A frozen casino game can be unsettling, especially when money has already been wagered and the result is not visible. The screen may stop spinning, the bonus round may stall, or the balance may fail to update after a bet. The first reaction is often to refresh the page or press the spin button again, but that can make the situation harder to track. The safest response is to pause, record what happened, and use the game history and round ID to confirm the outcome.
Players using winshark-casino.com should open the account menu and look for sections such as Game History, Bet History, Transaction History, or My Activity. These records show wagers, wins, losses, timestamps, game names, and individual round references. They are often more reliable than the frozen screen because the game server may settle the round even when the display stops responding.
A round ID is a unique reference attached to one game round. It may contain numbers, letters, or both. Casino support teams and game providers use it to locate the exact round in their systems. Without it, staff may need to search through a longer account history, slowing the review.

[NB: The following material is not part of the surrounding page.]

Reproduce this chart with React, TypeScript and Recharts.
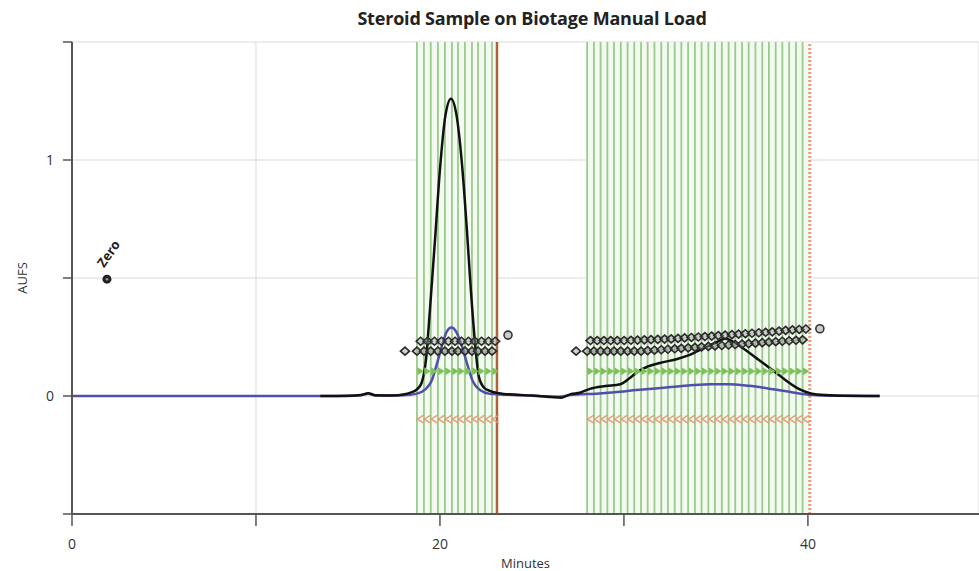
import React from 'react';
import {
  ComposedChart,
  Line,
  Scatter,
  XAxis,
  YAxis,
  CartesianGrid,
  ReferenceLine,
  ReferenceArea,
} from 'recharts';

// detector traces (minutes, AUFS)
const blackTrace = [
  [13.5, 0], [15.0, 0.001], [15.7, 0.004], [16.1, 0.012], [16.5, 0.003], [17.5, 0.002],
  [18.0, 0.006], [18.4, 0.014], [18.75, 0.028], [19.0, 0.055], [19.25, 0.16], [19.45, 0.36],
  [19.73, 0.66], [20.0, 0.96], [20.3, 1.19], [20.6, 1.26], [20.9, 1.19], [21.2, 0.98],
  [21.45, 0.72], [21.68, 0.45], [21.9, 0.23], [22.12, 0.08], [22.4, 0.035], [22.7, 0.022],
  [23.2, 0.012], [24.0, 0.006], [25.0, 0.002], [26.0, -0.004], [26.6, -0.007], [27.1, 0.008],
  [27.6, 0.014], [28.15, 0.03], [29.0, 0.042], [29.8, 0.05], [30.3, 0.075], [30.7, 0.1],
  [31.3, 0.125], [31.96, 0.14], [32.9, 0.157], [33.5, 0.172], [34.0, 0.19], [34.6, 0.212],
  [35.2, 0.234], [35.5, 0.243], [35.9, 0.232], [36.3, 0.212], [36.7, 0.19], [37.3, 0.155],
  [37.9, 0.12], [38.5, 0.085], [39.0, 0.055], [39.5, 0.03], [39.9, 0.017], [40.5, 0.006],
  [41.5, 0.002], [43.9, 0],
];

const blueTrace = [
  [0, 0], [15.0, 0], [15.7, 0.003], [16.1, 0.01], [16.5, 0.002], [18.0, 0.003],
  [18.75, 0.01], [19.2, 0.028], [19.55, 0.065], [19.85, 0.14], [20.1, 0.21], [20.35, 0.27],
  [20.63, 0.29], [20.9, 0.27], [21.2, 0.21], [21.5, 0.13], [21.8, 0.06], [22.2, 0.024],
  [22.7, 0.009], [24.0, 0.004], [25.5, -0.001], [26.5, -0.003], [27.1, 0.004], [28.5, 0.01],
  [29.5, 0.016], [30.7, 0.025], [32.0, 0.034], [33.5, 0.044], [34.7, 0.05], [35.7, 0.05],
  [36.8, 0.043], [38.0, 0.03], [39.0, 0.018], [39.7, 0.008], [40.5, 0.003], [41.5, 0.001],
  [43.9, 0],
];

// fraction collection lines
const fractions1 = [18.75, 19.13, 19.5, 19.89, 20.27, 20.65, 20.98, 21.36, 21.74, 22.07, 22.45, 22.83];
const fractionEnd1 = 23.1;
const fractions2 = [
  28.0, 28.37, 28.73, 29.1, 29.46, 29.83, 30.2, 30.56, 30.93, 31.29, 31.66, 32.03, 32.39,
  32.76, 33.12, 33.49, 33.86, 34.22, 34.59, 34.95, 35.32, 35.69, 36.05, 36.42, 36.78, 37.15,
  37.52, 37.88, 38.25, 38.61, 38.98, 39.35, 39.71,
];
const fractionEnd2 = 40.1;

// tube markers: two staggered rows above the peaks
const tubeLow1 = [18.1, ...fractions1].map(t => ({ t, v: 0.19 }));
const tubeHigh1 = [18.95, 19.33, 19.7, 20.08, 20.46, 20.82, 21.17, 21.55, 21.9, 22.26, 22.64, 23.0].map(t => ({ t, v: 0.232 }));
const tubeEnd1 = [{ t: 23.7, v: 0.258 }];

const tubeLevelsLow2 = [
  0.19, 0.19, 0.19, 0.19, 0.19, 0.19, 0.19, 0.19, 0.19, 0.19, 0.192, 0.194, 0.196, 0.198,
  0.2, 0.202, 0.204, 0.206, 0.208, 0.21, 0.212, 0.214, 0.216, 0.218, 0.22, 0.222, 0.224,
  0.226, 0.228, 0.23, 0.232, 0.234, 0.236, 0.238,
];
const tubeLevelsHigh2 = [
  0.235, 0.235, 0.235, 0.235, 0.235, 0.235, 0.236, 0.237, 0.238, 0.239, 0.24, 0.241, 0.242,
  0.244, 0.246, 0.248, 0.25, 0.252, 0.254, 0.256, 0.258, 0.26, 0.262, 0.264, 0.266, 0.268,
  0.27, 0.272, 0.275, 0.278, 0.28, 0.282, 0.284,
];
const tubeLow2 = [27.4, ...fractions2].map((t, i) => ({ t, v: tubeLevelsLow2[i] }));
const tubeHigh2 = fractions2.map((t, i) => ({ t: t + 0.18, v: tubeLevelsHigh2[i] }));
const tubeEnd2 = [{ t: 40.65, v: 0.285 }];

const greenRow = [...fractions1, ...fractions2].map(t => ({ t: t + 0.18, v: 0.105 }));
const orangeRow = [...fractions1, ...fractions2].map(t => ({ t: t + 0.18, v: -0.098 }));

const zeroMark = [{ t: 1.9, v: 0.495 }];

const xTicks = [0, 10, 20, 30, 40];
const xLabels = [0, 20, 40];
const yTicks = [-0.5, 0, 0.5, 1, 1.5];
const yLabels = [0, 1];

const toPoints = (rows: number[][]) => rows.map(([t, v]) => ({ t, v }));

const Diamond = ({ cx, cy }: any) => (
  <path
    d={`M${cx - 4.5},${cy} L${cx},${cy - 4} L${cx + 4.5},${cy} L${cx},${cy + 4} Z`}
    fill="#999"
    fillOpacity={0.45}
    stroke="#2a2a2a"
    strokeWidth={1.6}
  />
);

const EndCircle = ({ cx, cy }: any) => (
  <circle cx={cx} cy={cy} r={4} fill="#ccc" stroke="#333" strokeWidth={1.6} />
);

const GreenTri = ({ cx, cy }: any) => (
  <path d={`M${cx - 3},${cy - 4} L${cx + 3.5},${cy} L${cx - 3},${cy + 4} Z`} fill="#7cc258" />
);

const OrangeChevron = ({ cx, cy }: any) => (
  <path
    d={`M${cx + 3.5},${cy - 4} L${cx - 3},${cy} L${cx + 3.5},${cy + 4}`}
    fill="none"
    stroke="#e89a78"
    strokeWidth={1.4}
  />
);

const ZeroMarker = ({ cx, cy }: any) => (
  <g>
    <circle cx={cx} cy={cy} r={4.5} fill="#222" />
    <circle cx={cx} cy={cy} r={1.3} fill="#999" />
    <text
      x={cx - 3}
      y={cy - 11}
      transform={`rotate(-55 ${cx - 3} ${cy - 11})`}
      fontSize={13}
      fontWeight="bold"
      fontFamily="Open Sans, sans-serif"
      fill="#222"
    >
      Zero
    </text>
  </g>
);

export default function App() {
  const font = 'Open Sans, sans-serif';
  return (
    <div style={{ position: 'absolute', left: 0, top: 0, width: 979, height: 571, background: '#fff', fontFamily: font }}>
      <div
        style={{
          position: 'absolute',
          left: 332,
          top: 6,
          width: 400,
          textAlign: 'center',
          fontSize: 18,
          fontWeight: 'bold',
          color: '#222',
          letterSpacing: -0.2,
        }}
      >
        Steroid Sample on Biotage Manual Load
      </div>
      <ComposedChart width={979} height={571} margin={{ top: 42, right: 0, left: 0, bottom: 0 }}>
        <CartesianGrid stroke="#d9d9d9" strokeWidth={1} />
        <ReferenceArea x1={fractions1[0]} x2={fractionEnd1} fill="#f3faef" fillOpacity={1} stroke="none" zIndex={-60} />
        <ReferenceArea x1={fractions2[0]} x2={fractionEnd2} fill="#f3faef" fillOpacity={1} stroke="none" zIndex={-60} />
        {[...fractions1, ...fractions2].map(t => (
          <ReferenceLine key={t} x={t} stroke="#9cc98f" strokeWidth={1.8} zIndex={-50} />
        ))}
        <ReferenceLine x={fractionEnd1} stroke="#b0603a" strokeWidth={2.5} zIndex={-50} />
        <ReferenceLine x={fractionEnd2} stroke="#f09a84" strokeWidth={3} strokeDasharray="2 2" zIndex={-50} />
        <XAxis
          type="number"
          dataKey="t"
          domain={[0, 49.3]}
          ticks={xTicks}
          interval={0}
          allowDataOverflow
          height={57}
          tickSize={12}
          tickMargin={13}
          tickFormatter={(v: number) => (xLabels.includes(v) ? String(v) : '')}
          tick={{ fill: '#333', fontSize: 14, fontFamily: font }}
          axisLine={{ stroke: '#555', strokeWidth: 2 }}
          tickLine={{ stroke: '#555', strokeWidth: 1.5 }}
          label={{ value: 'Minutes', position: 'insideBottom', offset: 3, fill: '#333', fontSize: 13, fontFamily: font }}
        />
        <YAxis
          type="number"
          dataKey="v"
          domain={[-0.5, 1.5]}
          ticks={yTicks}
          interval={0}
          allowDataOverflow
          width={72}
          tickSize={9}
          tickMargin={9}
          tickFormatter={(v: number) => (yLabels.includes(v) ? String(v) : '')}
          tick={{ fill: '#333', fontSize: 14, fontFamily: font }}
          axisLine={{ stroke: '#555', strokeWidth: 2 }}
          tickLine={{ stroke: '#555', strokeWidth: 1.5 }}
          label={{ value: 'AUFS', angle: -90, position: 'insideLeft', offset: 22, fill: '#333', fontSize: 13, fontFamily: font, style: { textAnchor: 'middle' } }}
        />
        <Line data={toPoints(blueTrace)} dataKey="v" type="monotone" stroke="#4f4fae" strokeWidth={2.5} dot={false} activeDot={false} isAnimationActive={false} />
        <Line data={toPoints(blackTrace)} dataKey="v" type="monotone" stroke="#111" strokeWidth={2.5} dot={false} activeDot={false} isAnimationActive={false} />
        <Scatter data={greenRow} dataKey="v" shape={GreenTri} isAnimationActive={false} />
        <Scatter data={orangeRow} dataKey="v" shape={OrangeChevron} isAnimationActive={false} />
        <Scatter data={tubeLow1} dataKey="v" shape={Diamond} isAnimationActive={false} />
        <Scatter data={tubeHigh1} dataKey="v" shape={Diamond} isAnimationActive={false} />
        <Scatter data={tubeEnd1} dataKey="v" shape={EndCircle} isAnimationActive={false} />
        <Scatter data={tubeLow2} dataKey="v" shape={Diamond} isAnimationActive={false} />
        <Scatter data={tubeHigh2} dataKey="v" shape={Diamond} isAnimationActive={false} />
        <Scatter data={tubeEnd2} dataKey="v" shape={EndCircle} isAnimationActive={false} />
        <Scatter data={zeroMark} dataKey="v" shape={ZeroMarker} isAnimationActive={false} />
      </ComposedChart>
    </div>
  );
}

As soon as the game freezes, take a screenshot. Capture the full browser window, including the game title, visible balance, bet amount, time, and any error message. Do not crop out details that could identify the session. On a mobile device, take several screenshots if needed.
Next, record the time as closely as possible. Include the date and local time zone. A note such as “10 July 2026, 8:42 pm AEST” is more useful than “last night”. Casino systems may log activity in another time zone, so a precise timestamp helps support staff match your report with the server record.
Open the game history in a new tab or through the casino account menu. Avoid placing more bets until you understand what happened. Look for the game title and time of the frozen round. The entry should show the stake, result, and balance movement. A completed round may display a win, loss, or returned bet.
Check the round ID and copy it exactly. A missing digit or letter can point to the wrong transaction. Use the site’s copy button if available. Otherwise, take another screenshot showing the full entry. Save the casino transaction ID as well, since the casino and game supplier may use separate references.
If the history shows a completed result, compare it with your balance. A losing round should reduce the balance by the stake. A winning round should add the recorded payout. The displayed payout may include the original stake. A $20 result from a $5 bet may mean a net gain of $15.
A frozen animation does not mean the round was cancelled. Online casino games usually determine the result on the server before the reels or cards finish displaying it. The graphics show the result; they do not normally create it. If the connection drops after the server accepts the bet, the round can still be settled and stored in the history.
If the game history shows no entry, check the cashier or transaction record. The bet may not have been accepted. If the balance has not changed, the round may never have started. If money was deducted with no matching entry, contact support and provide the amount, time, game name, and screenshots.
Bonus rounds need extra care. A freeze during free spins can hide several completed results. Reopening the game may resume the feature from the stored point, or show the final total straight away. Do not assume the bonus was lost because the animation disappeared. Review the history before starting another session.
When contacting support, keep the message factual and organised. State the game name, provider, stake, date, time, round ID, and what the screen displayed. Attach screenshots and explain any difference between the history and your balance. A clear report gives the technical team enough information to check the round.
Avoid sending several chats about the same issue. Ask for a case or ticket number and keep all replies in one thread. Save emails and chat transcripts until the matter is resolved.
Do not repeatedly refresh, clear the browser cache, reinstall the app, or delete cookies before saving evidence. Those steps may fix the display, but they can remove useful session details. Once the screenshots and references are stored, log out, reopen the site, and check the game history again.
The strongest evidence is a set of matching details: screenshot, game title, timestamp, stake, round ID, transaction reference, and balance change. Game freezes are frustrating, but they are easier to resolve when the player records the event before continuing. A few careful steps can turn a vague complaint into a clear technical case that support can investigate without guessing.